SHORT TASK ::
Reproduce exactly the lines below, from the first one through the line containing "import plotly.graph_objects as go", and omit any pictures.

GIVEN MATERIAL ::
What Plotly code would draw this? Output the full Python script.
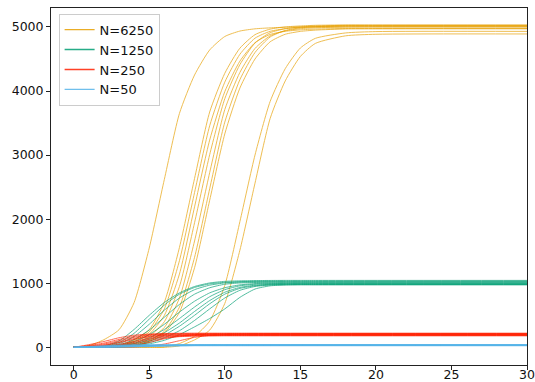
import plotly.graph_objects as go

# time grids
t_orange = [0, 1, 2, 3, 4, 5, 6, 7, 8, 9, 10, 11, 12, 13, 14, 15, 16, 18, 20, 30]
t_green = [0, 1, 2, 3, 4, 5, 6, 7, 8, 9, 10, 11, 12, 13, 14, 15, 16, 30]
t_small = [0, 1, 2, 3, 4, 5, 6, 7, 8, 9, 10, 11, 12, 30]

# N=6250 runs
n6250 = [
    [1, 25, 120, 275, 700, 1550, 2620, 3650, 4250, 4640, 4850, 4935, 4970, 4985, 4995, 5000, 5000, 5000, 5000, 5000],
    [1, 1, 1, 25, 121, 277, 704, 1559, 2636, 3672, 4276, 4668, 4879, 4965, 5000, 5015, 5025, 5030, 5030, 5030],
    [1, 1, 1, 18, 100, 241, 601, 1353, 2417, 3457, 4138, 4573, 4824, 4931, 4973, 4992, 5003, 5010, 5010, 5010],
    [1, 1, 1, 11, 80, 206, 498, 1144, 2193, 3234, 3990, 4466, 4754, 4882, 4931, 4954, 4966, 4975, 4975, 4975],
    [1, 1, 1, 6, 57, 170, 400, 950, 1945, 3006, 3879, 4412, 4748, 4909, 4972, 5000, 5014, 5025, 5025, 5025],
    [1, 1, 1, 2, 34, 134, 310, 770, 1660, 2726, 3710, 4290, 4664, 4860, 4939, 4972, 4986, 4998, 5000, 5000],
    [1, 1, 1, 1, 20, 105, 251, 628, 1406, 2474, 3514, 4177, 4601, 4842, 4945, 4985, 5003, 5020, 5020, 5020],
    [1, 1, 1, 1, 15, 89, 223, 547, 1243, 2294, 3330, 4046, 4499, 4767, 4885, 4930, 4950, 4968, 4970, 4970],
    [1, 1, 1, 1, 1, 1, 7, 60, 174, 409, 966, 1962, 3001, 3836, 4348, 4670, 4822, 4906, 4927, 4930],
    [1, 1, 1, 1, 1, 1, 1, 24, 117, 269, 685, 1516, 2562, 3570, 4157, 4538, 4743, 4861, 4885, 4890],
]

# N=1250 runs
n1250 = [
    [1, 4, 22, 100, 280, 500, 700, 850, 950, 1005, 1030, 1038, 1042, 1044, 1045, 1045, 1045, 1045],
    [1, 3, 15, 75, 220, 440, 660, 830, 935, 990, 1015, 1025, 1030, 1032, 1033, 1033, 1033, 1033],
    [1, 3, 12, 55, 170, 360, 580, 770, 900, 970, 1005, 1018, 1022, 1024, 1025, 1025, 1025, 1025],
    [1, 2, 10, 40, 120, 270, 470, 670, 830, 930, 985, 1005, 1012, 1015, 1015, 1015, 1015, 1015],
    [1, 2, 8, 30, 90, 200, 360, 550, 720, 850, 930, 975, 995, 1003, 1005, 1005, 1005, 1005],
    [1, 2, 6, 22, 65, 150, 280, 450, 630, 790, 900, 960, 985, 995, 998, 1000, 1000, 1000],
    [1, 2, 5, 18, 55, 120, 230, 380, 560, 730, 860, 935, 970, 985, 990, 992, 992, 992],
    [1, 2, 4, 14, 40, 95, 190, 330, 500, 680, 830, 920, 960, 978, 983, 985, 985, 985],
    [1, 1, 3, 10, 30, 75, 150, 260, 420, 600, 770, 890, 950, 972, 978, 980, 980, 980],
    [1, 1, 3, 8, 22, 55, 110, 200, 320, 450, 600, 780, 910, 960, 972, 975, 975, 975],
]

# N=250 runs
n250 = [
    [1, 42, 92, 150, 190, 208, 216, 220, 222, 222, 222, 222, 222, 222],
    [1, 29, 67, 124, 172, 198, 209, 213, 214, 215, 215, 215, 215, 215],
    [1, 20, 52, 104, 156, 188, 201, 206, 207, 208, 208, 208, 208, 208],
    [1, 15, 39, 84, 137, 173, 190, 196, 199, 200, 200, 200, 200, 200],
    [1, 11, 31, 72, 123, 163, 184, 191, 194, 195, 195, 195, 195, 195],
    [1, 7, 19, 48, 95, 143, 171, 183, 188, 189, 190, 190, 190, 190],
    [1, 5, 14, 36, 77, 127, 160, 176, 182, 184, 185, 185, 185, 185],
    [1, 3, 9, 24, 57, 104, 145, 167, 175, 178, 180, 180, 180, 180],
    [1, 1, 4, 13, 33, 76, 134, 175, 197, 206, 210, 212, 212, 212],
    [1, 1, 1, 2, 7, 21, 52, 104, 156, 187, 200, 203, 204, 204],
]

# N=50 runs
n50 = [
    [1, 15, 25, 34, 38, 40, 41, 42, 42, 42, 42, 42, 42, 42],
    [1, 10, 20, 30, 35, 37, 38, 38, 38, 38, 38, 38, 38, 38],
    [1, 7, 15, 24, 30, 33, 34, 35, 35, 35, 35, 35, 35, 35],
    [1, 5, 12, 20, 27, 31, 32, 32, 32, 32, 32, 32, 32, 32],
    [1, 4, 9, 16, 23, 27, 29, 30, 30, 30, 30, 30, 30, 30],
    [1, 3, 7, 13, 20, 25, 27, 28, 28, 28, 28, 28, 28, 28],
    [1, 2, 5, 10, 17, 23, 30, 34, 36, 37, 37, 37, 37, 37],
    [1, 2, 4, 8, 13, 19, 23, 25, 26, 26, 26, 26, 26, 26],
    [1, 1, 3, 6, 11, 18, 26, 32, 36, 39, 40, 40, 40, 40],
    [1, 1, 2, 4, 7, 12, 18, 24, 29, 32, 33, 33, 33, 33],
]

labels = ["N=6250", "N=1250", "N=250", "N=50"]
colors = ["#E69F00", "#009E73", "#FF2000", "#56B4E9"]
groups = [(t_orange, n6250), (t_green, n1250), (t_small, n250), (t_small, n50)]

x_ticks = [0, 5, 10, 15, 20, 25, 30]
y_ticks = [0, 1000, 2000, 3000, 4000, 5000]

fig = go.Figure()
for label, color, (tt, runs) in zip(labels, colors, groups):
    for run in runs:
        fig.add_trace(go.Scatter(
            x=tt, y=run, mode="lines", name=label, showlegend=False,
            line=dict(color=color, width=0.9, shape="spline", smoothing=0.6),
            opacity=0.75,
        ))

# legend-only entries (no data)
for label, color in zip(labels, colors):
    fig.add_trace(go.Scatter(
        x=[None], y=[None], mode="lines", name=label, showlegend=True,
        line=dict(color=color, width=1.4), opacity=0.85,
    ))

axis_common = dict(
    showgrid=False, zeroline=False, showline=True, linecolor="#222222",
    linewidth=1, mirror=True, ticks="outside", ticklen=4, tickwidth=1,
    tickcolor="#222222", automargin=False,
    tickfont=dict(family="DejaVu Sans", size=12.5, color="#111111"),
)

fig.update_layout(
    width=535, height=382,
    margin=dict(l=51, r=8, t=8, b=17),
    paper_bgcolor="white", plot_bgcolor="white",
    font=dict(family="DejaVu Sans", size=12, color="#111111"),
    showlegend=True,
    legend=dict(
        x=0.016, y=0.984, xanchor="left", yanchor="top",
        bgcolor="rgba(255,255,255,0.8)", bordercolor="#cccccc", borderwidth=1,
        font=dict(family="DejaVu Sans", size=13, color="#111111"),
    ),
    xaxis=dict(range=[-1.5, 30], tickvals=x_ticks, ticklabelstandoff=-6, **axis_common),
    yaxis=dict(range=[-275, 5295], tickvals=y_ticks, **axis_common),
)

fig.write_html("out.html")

TASK RESPONSE ::
What Plotly code would draw this? Output the full Python script.
import plotly.graph_objects as go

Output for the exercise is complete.